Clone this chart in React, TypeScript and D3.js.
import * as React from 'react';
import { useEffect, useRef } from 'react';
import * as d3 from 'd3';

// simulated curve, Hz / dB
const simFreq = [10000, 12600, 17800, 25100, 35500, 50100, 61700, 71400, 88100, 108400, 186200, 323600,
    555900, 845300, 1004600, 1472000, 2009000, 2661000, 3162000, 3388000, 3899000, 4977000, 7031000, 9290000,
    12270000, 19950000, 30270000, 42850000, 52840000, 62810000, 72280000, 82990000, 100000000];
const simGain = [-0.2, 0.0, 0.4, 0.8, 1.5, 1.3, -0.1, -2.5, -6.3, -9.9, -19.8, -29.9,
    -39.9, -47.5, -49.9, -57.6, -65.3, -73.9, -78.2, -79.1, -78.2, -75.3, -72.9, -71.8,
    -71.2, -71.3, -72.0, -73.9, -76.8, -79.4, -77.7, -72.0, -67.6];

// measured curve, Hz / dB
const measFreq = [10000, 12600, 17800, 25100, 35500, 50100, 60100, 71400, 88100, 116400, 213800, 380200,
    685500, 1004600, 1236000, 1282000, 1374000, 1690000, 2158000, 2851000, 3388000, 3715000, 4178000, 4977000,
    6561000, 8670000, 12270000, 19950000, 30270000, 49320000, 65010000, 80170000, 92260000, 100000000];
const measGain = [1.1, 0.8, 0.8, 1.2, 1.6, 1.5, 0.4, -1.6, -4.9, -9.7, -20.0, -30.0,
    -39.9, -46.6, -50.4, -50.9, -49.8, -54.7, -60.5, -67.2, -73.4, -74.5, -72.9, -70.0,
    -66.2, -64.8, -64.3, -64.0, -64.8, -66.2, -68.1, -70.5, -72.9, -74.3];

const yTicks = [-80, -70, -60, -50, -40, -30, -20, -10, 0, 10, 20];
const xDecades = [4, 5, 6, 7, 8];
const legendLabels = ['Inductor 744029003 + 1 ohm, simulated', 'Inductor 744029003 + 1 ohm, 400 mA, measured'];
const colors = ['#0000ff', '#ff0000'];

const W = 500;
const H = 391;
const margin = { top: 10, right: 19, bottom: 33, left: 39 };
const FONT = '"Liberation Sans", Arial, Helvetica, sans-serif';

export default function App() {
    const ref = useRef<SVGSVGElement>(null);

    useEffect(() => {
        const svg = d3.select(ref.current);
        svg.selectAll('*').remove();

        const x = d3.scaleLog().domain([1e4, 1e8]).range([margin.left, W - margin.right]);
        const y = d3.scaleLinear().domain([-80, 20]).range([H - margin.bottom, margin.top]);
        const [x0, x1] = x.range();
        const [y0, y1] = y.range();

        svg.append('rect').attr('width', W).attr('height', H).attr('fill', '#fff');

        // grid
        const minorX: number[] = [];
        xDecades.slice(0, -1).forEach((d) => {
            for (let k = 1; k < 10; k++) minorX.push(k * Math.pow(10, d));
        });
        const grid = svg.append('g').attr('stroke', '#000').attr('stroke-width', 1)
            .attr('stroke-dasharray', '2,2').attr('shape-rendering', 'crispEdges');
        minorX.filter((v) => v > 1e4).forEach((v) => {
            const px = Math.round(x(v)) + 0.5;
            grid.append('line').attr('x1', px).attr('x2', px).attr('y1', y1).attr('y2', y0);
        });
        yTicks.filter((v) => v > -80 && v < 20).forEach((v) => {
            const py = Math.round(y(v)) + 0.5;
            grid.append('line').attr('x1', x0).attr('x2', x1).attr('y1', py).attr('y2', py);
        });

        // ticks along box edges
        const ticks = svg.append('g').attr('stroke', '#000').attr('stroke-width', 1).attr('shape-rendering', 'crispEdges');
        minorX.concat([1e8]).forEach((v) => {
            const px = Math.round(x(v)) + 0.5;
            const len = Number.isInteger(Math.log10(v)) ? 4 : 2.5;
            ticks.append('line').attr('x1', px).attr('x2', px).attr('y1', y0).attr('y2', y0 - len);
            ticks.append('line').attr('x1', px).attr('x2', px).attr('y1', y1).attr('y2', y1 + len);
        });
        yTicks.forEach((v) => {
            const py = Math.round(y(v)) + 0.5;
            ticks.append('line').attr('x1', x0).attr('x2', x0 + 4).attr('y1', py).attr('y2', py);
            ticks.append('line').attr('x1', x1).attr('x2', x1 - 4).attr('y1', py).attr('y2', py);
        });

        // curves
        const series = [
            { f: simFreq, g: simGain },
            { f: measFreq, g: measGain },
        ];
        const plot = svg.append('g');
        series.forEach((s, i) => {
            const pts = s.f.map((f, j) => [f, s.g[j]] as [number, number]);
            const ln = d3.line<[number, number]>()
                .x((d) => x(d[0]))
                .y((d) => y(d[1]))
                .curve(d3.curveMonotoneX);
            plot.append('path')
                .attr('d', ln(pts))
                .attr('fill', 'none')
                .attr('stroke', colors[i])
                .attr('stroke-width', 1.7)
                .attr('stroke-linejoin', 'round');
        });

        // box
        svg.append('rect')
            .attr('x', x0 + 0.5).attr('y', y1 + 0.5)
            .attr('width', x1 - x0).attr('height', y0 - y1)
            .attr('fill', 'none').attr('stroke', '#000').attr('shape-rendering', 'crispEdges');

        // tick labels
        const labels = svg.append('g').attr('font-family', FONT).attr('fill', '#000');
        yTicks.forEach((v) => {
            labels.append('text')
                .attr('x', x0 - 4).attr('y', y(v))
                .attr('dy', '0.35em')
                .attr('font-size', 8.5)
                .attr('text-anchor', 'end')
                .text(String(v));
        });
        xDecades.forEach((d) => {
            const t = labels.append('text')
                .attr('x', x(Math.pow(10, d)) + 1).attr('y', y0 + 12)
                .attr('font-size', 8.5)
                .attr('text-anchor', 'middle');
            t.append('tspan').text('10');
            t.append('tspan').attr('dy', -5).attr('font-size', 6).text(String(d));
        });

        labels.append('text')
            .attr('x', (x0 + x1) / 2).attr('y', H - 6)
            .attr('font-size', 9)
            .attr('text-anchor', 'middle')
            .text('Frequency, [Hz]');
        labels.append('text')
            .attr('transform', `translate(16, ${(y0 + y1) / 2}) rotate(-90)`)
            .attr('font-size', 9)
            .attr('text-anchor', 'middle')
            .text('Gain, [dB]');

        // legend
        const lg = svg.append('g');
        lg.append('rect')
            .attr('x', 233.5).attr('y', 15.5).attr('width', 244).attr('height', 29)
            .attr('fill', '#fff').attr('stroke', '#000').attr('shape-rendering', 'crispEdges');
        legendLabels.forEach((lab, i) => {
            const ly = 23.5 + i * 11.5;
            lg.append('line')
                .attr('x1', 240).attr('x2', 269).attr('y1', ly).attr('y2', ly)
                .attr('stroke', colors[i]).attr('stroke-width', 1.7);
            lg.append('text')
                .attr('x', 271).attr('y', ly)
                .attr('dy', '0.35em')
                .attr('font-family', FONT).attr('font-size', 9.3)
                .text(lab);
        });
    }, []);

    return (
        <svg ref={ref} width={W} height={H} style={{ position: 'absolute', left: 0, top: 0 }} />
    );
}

...

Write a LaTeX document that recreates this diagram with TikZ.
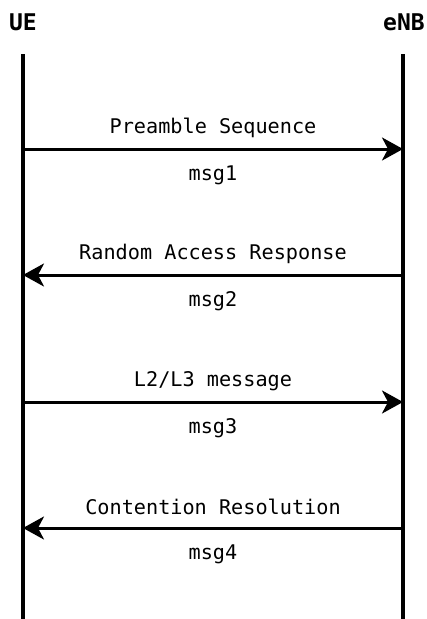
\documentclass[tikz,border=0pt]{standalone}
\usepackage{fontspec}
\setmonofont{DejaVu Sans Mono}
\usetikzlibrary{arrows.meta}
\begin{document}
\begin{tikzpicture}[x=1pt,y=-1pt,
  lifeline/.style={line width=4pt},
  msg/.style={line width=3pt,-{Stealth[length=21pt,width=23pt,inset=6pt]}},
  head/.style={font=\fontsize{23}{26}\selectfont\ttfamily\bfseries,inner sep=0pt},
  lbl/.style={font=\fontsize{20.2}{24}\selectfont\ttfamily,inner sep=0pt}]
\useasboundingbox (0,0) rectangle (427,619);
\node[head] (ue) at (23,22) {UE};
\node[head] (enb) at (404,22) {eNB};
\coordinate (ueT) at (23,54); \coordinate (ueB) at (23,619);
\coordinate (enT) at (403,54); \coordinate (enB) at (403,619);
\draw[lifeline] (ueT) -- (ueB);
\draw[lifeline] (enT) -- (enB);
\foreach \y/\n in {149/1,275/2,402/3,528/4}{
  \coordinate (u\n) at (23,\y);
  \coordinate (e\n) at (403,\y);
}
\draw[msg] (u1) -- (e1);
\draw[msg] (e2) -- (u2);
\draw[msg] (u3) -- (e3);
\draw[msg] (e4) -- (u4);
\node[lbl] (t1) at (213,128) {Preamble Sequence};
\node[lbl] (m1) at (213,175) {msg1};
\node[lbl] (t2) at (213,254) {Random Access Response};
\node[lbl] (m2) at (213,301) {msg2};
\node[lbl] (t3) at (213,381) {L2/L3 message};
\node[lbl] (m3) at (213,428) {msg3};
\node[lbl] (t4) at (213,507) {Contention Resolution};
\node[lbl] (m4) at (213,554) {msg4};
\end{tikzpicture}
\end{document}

---

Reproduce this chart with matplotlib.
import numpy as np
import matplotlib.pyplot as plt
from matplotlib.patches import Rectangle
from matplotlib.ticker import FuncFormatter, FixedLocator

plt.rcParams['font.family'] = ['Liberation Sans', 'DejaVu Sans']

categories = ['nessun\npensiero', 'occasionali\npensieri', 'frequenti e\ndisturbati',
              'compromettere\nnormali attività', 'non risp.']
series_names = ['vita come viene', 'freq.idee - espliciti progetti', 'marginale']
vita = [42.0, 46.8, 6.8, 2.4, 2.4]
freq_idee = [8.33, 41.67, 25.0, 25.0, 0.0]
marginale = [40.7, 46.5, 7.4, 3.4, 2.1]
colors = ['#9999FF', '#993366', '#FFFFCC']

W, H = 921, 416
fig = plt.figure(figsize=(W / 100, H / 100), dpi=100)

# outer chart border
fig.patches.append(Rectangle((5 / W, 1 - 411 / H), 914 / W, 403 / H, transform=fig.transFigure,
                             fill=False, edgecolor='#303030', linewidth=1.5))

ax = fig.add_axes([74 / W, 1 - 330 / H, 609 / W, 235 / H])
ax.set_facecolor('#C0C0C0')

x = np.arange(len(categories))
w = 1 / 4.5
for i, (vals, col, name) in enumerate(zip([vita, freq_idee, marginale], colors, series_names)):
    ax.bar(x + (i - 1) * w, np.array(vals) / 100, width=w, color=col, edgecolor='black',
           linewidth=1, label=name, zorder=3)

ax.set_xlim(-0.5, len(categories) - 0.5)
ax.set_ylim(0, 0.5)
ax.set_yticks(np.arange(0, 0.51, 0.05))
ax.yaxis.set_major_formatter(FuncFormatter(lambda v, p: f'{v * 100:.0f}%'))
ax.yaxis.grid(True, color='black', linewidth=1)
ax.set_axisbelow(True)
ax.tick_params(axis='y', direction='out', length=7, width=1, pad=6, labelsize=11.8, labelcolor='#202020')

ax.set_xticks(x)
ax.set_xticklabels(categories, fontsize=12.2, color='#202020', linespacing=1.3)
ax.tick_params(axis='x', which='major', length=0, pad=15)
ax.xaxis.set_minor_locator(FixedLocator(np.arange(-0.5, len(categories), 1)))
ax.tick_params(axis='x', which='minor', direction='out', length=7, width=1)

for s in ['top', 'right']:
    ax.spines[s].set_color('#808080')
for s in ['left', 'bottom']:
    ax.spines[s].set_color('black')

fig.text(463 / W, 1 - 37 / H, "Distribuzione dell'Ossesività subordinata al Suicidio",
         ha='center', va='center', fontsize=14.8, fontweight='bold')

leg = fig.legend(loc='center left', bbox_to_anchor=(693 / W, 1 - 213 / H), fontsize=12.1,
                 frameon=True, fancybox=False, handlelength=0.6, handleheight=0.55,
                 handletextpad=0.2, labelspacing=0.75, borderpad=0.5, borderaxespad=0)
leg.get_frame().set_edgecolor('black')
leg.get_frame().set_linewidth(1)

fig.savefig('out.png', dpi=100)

§ WORK TO DO:
Read the lines above. Gather those in which the string "this" is found.

§ RESPONSE BELOW:
Clone this chart in React, TypeScript and D3.js.
Write a LaTeX document that recreates this diagram with TikZ.
Reproduce this chart with matplotlib.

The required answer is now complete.